*Dataset extract*.

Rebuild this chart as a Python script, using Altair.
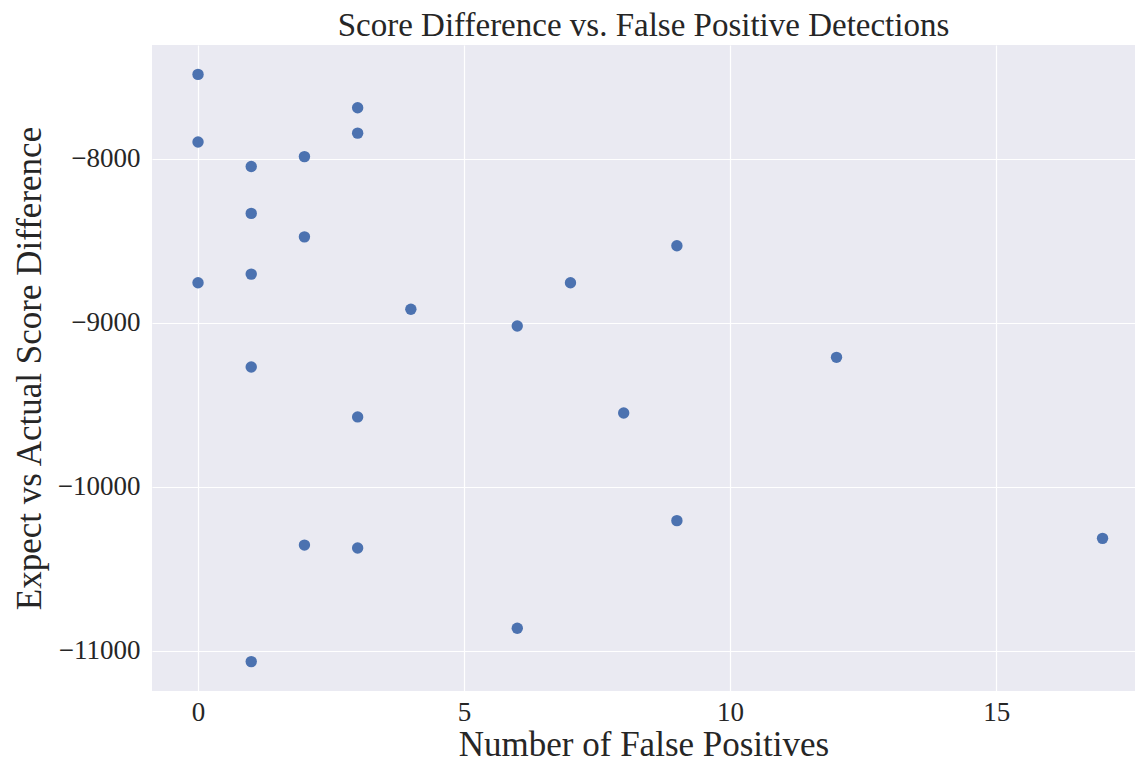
--
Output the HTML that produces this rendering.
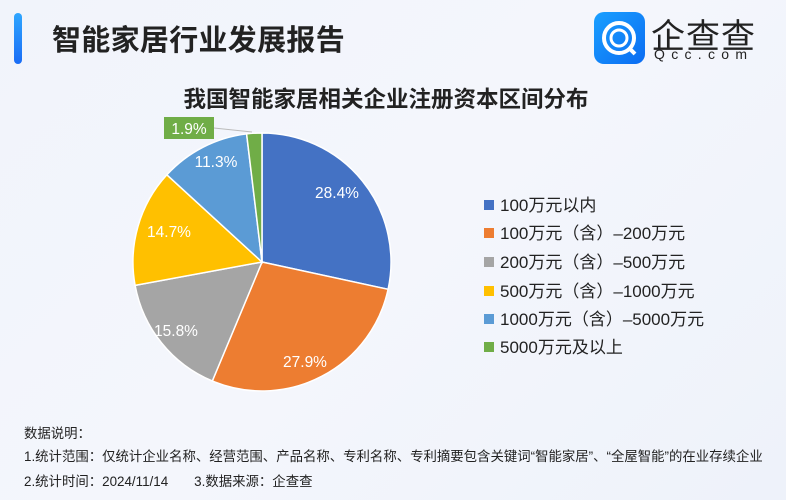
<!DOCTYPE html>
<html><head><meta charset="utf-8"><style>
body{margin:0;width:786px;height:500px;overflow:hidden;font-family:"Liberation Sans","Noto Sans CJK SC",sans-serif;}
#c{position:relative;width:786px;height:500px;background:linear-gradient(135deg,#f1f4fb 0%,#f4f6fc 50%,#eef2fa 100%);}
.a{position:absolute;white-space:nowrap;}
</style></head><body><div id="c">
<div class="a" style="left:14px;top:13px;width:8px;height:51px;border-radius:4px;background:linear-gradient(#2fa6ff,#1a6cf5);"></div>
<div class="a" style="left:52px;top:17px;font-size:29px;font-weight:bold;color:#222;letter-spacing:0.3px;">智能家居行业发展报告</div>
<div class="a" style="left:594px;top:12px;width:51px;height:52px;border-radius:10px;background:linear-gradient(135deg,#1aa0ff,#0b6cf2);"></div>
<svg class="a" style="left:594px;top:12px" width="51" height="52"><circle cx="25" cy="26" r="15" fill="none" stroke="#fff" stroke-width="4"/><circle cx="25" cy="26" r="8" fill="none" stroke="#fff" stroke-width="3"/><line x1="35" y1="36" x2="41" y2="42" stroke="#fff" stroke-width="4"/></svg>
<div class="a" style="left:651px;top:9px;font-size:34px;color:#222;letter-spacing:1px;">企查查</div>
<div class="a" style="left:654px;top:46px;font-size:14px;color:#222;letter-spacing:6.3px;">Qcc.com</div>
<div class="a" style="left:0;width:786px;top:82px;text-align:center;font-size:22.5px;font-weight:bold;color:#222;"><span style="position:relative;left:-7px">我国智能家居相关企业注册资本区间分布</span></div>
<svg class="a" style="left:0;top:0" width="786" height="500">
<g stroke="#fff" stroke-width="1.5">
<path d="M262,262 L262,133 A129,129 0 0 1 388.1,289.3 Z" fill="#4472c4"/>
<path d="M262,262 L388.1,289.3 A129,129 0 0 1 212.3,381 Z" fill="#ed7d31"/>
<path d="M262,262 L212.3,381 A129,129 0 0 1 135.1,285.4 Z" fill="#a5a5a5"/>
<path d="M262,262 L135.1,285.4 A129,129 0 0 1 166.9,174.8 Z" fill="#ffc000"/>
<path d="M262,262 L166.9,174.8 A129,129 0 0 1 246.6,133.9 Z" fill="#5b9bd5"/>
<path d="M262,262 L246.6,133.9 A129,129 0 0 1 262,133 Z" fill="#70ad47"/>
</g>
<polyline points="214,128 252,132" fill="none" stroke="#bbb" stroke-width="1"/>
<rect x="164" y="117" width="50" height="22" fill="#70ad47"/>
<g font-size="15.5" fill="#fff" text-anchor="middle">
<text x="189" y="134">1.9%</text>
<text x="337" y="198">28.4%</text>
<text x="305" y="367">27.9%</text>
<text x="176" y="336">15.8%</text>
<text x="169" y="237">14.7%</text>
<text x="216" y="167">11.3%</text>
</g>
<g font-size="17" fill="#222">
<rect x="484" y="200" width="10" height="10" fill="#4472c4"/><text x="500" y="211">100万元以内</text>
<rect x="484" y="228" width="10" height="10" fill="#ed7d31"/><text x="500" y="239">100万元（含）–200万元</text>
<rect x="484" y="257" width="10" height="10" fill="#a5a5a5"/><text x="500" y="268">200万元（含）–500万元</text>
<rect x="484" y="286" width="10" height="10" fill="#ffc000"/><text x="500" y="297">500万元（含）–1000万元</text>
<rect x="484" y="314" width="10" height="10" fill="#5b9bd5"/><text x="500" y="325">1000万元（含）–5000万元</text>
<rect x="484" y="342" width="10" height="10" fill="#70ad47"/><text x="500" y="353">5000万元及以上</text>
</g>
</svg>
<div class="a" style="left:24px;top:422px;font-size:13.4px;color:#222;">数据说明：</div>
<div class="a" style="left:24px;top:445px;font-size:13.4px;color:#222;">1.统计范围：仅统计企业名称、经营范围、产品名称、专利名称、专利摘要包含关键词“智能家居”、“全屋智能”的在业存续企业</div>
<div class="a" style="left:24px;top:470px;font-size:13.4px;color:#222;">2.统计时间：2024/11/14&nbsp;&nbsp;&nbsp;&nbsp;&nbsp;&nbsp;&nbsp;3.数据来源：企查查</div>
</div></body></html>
...
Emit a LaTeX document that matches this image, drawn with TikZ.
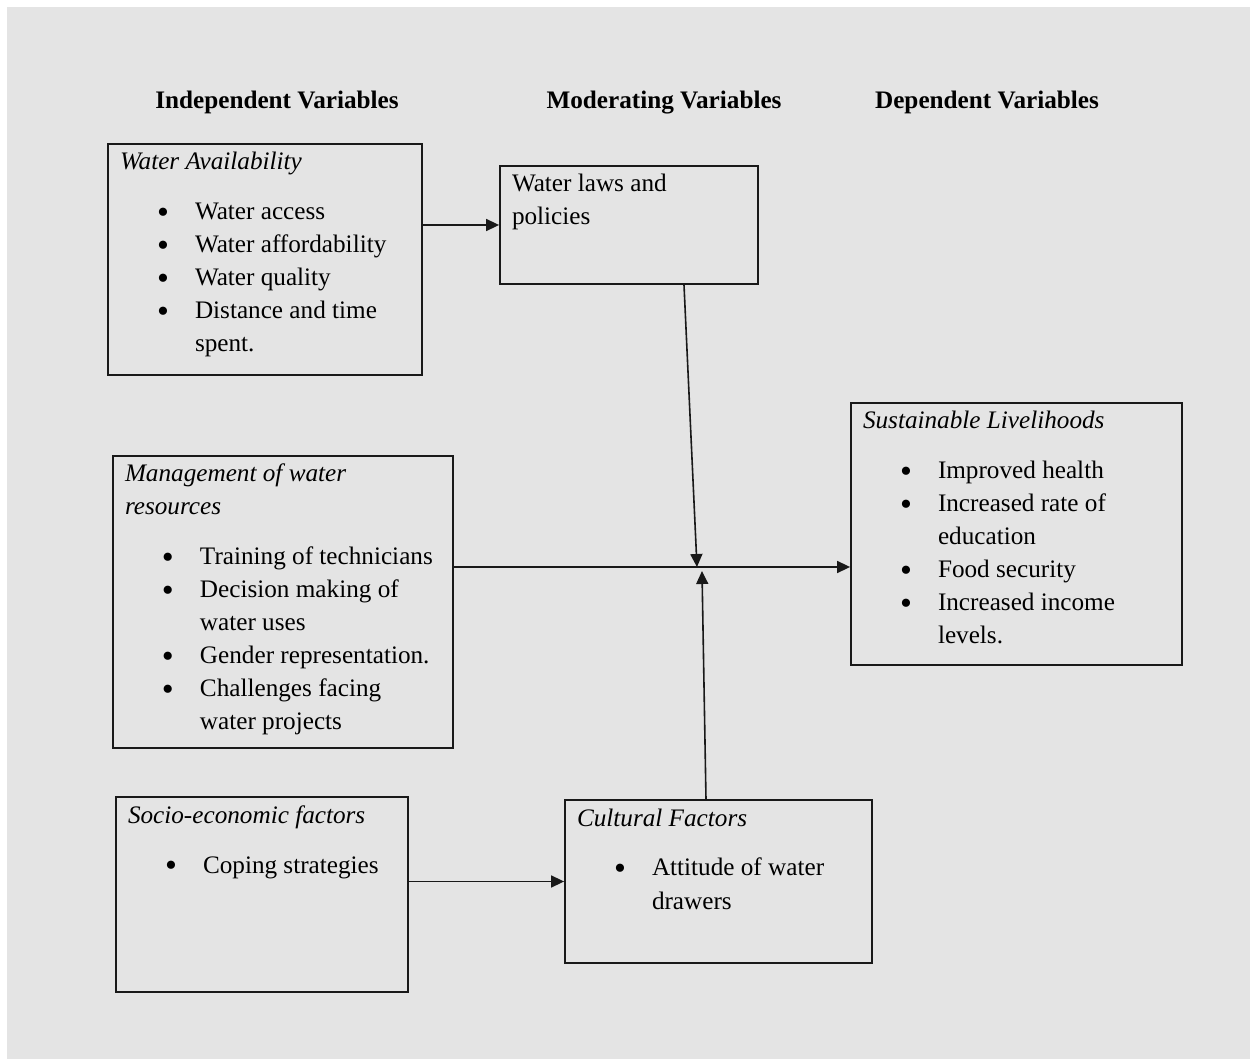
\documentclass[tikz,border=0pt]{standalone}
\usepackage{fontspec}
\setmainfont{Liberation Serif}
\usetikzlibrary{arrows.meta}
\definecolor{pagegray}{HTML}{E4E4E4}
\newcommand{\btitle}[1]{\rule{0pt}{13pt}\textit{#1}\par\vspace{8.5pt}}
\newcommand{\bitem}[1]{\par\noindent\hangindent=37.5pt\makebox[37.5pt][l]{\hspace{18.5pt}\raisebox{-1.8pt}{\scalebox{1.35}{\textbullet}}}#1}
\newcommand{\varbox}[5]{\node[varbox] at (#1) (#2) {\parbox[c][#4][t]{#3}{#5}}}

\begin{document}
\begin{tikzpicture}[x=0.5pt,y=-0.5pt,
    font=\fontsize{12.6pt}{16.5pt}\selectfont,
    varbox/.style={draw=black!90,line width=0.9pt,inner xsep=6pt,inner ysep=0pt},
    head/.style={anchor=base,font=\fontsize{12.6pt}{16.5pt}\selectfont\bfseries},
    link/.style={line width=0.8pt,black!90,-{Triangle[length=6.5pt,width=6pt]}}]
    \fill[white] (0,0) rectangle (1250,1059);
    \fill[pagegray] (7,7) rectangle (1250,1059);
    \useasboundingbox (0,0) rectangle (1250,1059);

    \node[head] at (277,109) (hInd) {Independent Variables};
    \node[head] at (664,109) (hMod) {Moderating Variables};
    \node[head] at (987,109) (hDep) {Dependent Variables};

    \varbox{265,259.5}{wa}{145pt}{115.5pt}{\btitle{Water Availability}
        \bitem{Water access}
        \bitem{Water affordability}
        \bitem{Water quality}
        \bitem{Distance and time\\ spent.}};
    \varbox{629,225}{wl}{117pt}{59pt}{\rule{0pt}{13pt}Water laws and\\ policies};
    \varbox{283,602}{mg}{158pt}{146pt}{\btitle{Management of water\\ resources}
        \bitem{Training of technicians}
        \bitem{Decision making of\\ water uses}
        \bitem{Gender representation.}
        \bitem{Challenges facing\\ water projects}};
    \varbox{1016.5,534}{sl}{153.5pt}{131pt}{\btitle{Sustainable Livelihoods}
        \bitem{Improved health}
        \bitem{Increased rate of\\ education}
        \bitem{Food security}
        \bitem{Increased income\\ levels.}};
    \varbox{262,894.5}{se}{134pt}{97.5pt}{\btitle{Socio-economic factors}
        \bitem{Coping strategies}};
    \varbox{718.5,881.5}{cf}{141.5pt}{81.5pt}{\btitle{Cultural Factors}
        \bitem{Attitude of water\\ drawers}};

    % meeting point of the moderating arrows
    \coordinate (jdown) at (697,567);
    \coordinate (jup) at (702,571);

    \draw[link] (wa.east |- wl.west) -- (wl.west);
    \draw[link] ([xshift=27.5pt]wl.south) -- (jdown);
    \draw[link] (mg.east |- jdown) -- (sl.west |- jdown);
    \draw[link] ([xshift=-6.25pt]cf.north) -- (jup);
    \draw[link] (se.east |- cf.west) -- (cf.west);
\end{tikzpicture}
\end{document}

*Task directions*. Print everything from the line with "Emit a LaTeX" down to the line with "at (987,109) (hDep)" in the entries above, both lines included and nothing more, without the pictures.

*Expected output*.
Emit a LaTeX document that matches this image, drawn with TikZ.
\documentclass[tikz,border=0pt]{standalone}
\usepackage{fontspec}
\setmainfont{Liberation Serif}
\usetikzlibrary{arrows.meta}
\definecolor{pagegray}{HTML}{E4E4E4}
\newcommand{\btitle}[1]{\rule{0pt}{13pt}\textit{#1}\par\vspace{8.5pt}}
\newcommand{\bitem}[1]{\par\noindent\hangindent=37.5pt\makebox[37.5pt][l]{\hspace{18.5pt}\raisebox{-1.8pt}{\scalebox{1.35}{\textbullet}}}#1}
\newcommand{\varbox}[5]{\node[varbox] at (#1) (#2) {\parbox[c][#4][t]{#3}{#5}}}

\begin{document}
\begin{tikzpicture}[x=0.5pt,y=-0.5pt,
    font=\fontsize{12.6pt}{16.5pt}\selectfont,
    varbox/.style={draw=black!90,line width=0.9pt,inner xsep=6pt,inner ysep=0pt},
    head/.style={anchor=base,font=\fontsize{12.6pt}{16.5pt}\selectfont\bfseries},
    link/.style={line width=0.8pt,black!90,-{Triangle[length=6.5pt,width=6pt]}}]
    \fill[white] (0,0) rectangle (1250,1059);
    \fill[pagegray] (7,7) rectangle (1250,1059);
    \useasboundingbox (0,0) rectangle (1250,1059);

    \node[head] at (277,109) (hInd) {Independent Variables};
    \node[head] at (664,109) (hMod) {Moderating Variables};
    \node[head] at (987,109) (hDep) {Dependent Variables};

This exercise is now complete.